** start of Dataset content **

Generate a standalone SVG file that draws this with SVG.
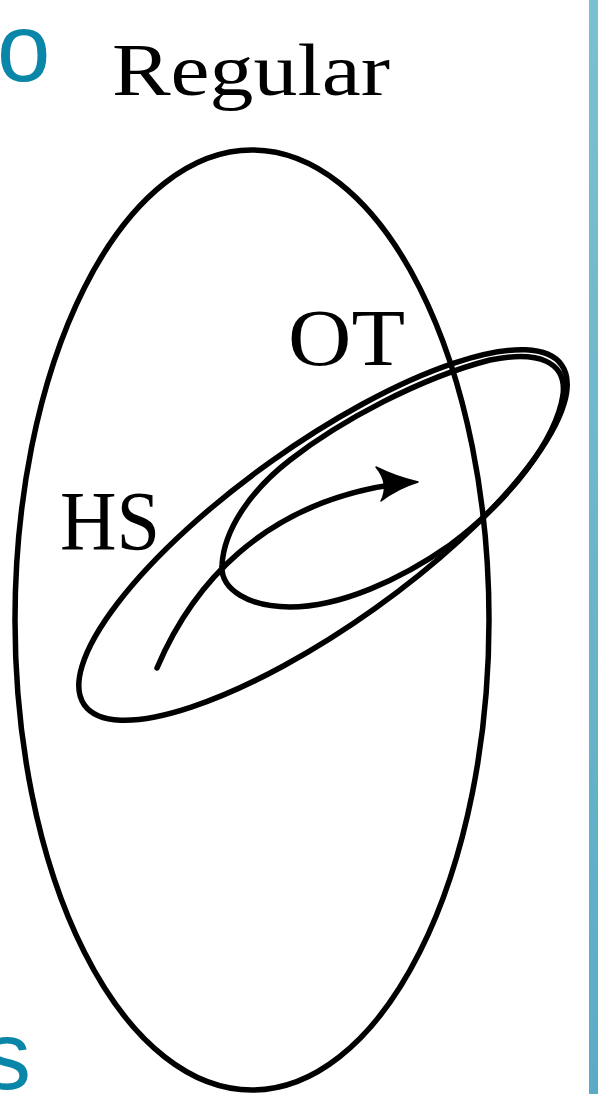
<svg xmlns="http://www.w3.org/2000/svg" width="598" height="1094" viewBox="0 0 598 1094">
<style>
.ln{fill:none;stroke:#000;stroke-width:5.5;stroke-linecap:round;stroke-linejoin:round}
.lbl{font-family:"Liberation Serif","Times New Roman",serif;fill:#000}
.blue{font-family:"Liberation Sans",Arial,sans-serif;fill:#0A86A8;font-size:96px}
</style>
<defs>
<linearGradient id="bar" x1="0" y1="0" x2="0" y2="1">
<stop offset="0" stop-color="#7DBFD2"/>
<stop offset="1" stop-color="#5AACC6"/>
</linearGradient>
</defs>
<rect x="0" y="0" width="598" height="1094" fill="#fff"/>
<rect x="589" y="0" width="9" height="1094" fill="url(#bar)"/>
<text class="blue" x="-3" y="81">o</text>
<text class="blue" x="-17" y="1089">s</text>
<g id="regular">
<ellipse class="ln" cx="252" cy="620" rx="237" ry="470"/>
<text class="lbl" x="112" y="95" font-size="74" textLength="278" lengthAdjust="spacingAndGlyphs">Regular</text>
</g>
<g id="hs">
<ellipse class="ln" cx="323" cy="535" rx="293" ry="90" transform="rotate(-35.5 323 535)"/>
<text class="lbl" x="60" y="550" font-size="84" textLength="100" lengthAdjust="spacingAndGlyphs">HS</text>
</g>
<g id="ot">
<path class="ln" d="M 290,607 C 250,607 220,590 222,565 C 224,530 250,491 290,460 C 340,421 420,378 490,360 C 539,350 567,362 563,395 C 556,440 510,500 450,545 C 400,580 340,607 290,607 Z"/>
<text class="lbl" x="288" y="365" font-size="80" textLength="117" lengthAdjust="spacingAndGlyphs">OT</text>
</g>
<g id="connectors">
<path class="ln" stroke-width="5" d="M 157,668 C 190,590 260,500 405,483"/>
<path d="M 418,482 Q 396,477 376,467 Q 390,484 381,501 Q 398,488 418,482 Z" fill="#000" stroke="#000" stroke-width="1.5" stroke-linejoin="round"/>
</g>
</svg>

** end of Dataset content **

Repeat the listing in full and exactly. Do not include any images.

> **Response**:
Generate a standalone SVG file that draws this with SVG.
<svg xmlns="http://www.w3.org/2000/svg" width="598" height="1094" viewBox="0 0 598 1094">
<style>
.ln{fill:none;stroke:#000;stroke-width:5.5;stroke-linecap:round;stroke-linejoin:round}
.lbl{font-family:"Liberation Serif","Times New Roman",serif;fill:#000}
.blue{font-family:"Liberation Sans",Arial,sans-serif;fill:#0A86A8;font-size:96px}
</style>
<defs>
<linearGradient id="bar" x1="0" y1="0" x2="0" y2="1">
<stop offset="0" stop-color="#7DBFD2"/>
<stop offset="1" stop-color="#5AACC6"/>
</linearGradient>
</defs>
<rect x="0" y="0" width="598" height="1094" fill="#fff"/>
<rect x="589" y="0" width="9" height="1094" fill="url(#bar)"/>
<text class="blue" x="-3" y="81">o</text>
<text class="blue" x="-17" y="1089">s</text>
<g id="regular">
<ellipse class="ln" cx="252" cy="620" rx="237" ry="470"/>
<text class="lbl" x="112" y="95" font-size="74" textLength="278" lengthAdjust="spacingAndGlyphs">Regular</text>
</g>
<g id="hs">
<ellipse class="ln" cx="323" cy="535" rx="293" ry="90" transform="rotate(-35.5 323 535)"/>
<text class="lbl" x="60" y="550" font-size="84" textLength="100" lengthAdjust="spacingAndGlyphs">HS</text>
</g>
<g id="ot">
<path class="ln" d="M 290,607 C 250,607 220,590 222,565 C 224,530 250,491 290,460 C 340,421 420,378 490,360 C 539,350 567,362 563,395 C 556,440 510,500 450,545 C 400,580 340,607 290,607 Z"/>
<text class="lbl" x="288" y="365" font-size="80" textLength="117" lengthAdjust="spacingAndGlyphs">OT</text>
</g>
<g id="connectors">
<path class="ln" stroke-width="5" d="M 157,668 C 190,590 260,500 405,483"/>
<path d="M 418,482 Q 396,477 376,467 Q 390,484 381,501 Q 398,488 418,482 Z" fill="#000" stroke="#000" stroke-width="1.5" stroke-linejoin="round"/>
</g>
</svg>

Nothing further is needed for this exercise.